I. Opinion of Others and Rejection of It

167. It is said that they are not to be baptized, because either they would be returned to the parents and their baptism would be to the reproach of the Christian faith since they would afterwards be nourished by their parents in their parents’ error; or they would not be returned, and then an injury would be done to them, because parents have right over them while they are children.

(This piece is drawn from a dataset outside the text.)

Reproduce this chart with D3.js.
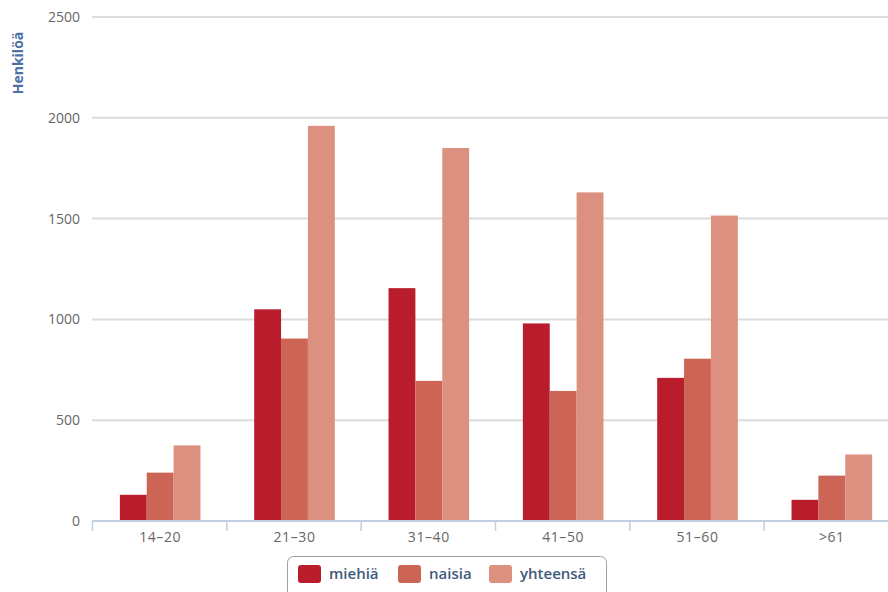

168. But this reason, though perhaps it might be conclusive about some private person (because a private person could not rightly take children from such parents and baptize them), does not however seem conclusive about a prince, to whom, in rule of the republic, such parents are subject. For the Lord has greater right of lordship over a child than the parents do; for in the case of ordered powers universally, a lower power is not binding in things that are against a superior power, as Augustine teaches, On the Words of the Lord, sermon 62 ch.8 n.13 (and it is in Lombard’s text, Sent. II d.44 ch.2 n.2), “If a power commands that which you ought not do, surely despise here that power, fearing a higher Power;” and he gives an example about a procurator, and a proconsul, and an emperor. Therefore, he who has to rule a republic should compel everyone to be more subject to the superior lord than to the inferior one - indeed to be subject to the superior with contempt of the inferior when the inferior in such lordship resists the superior. Just as, if an emperor should decree that someone must obey the proconsul, to the contempt of the precept of the procurator, that is, of one inferior to the proconsul if he were contradict the proconsul - so too, if there were ordered lordships under the same lord, namely that someone were servant of Titius and Titius of Peter, the emperor should compel the servant rather to serve Peter (because Peter is superior to Titius) than to serve Titius if Titius wanted to use the servant against the lordship of Peter. Therefore, the prince should most of all be zealous for keeping the lordship of the supreme Lord, namely God.

169. And consequently the prince not only may but also should take children from the lordship of parents who want to educate them against the cult of God, who is the supreme and most honorable Lord; and he should attach them to the divine cult.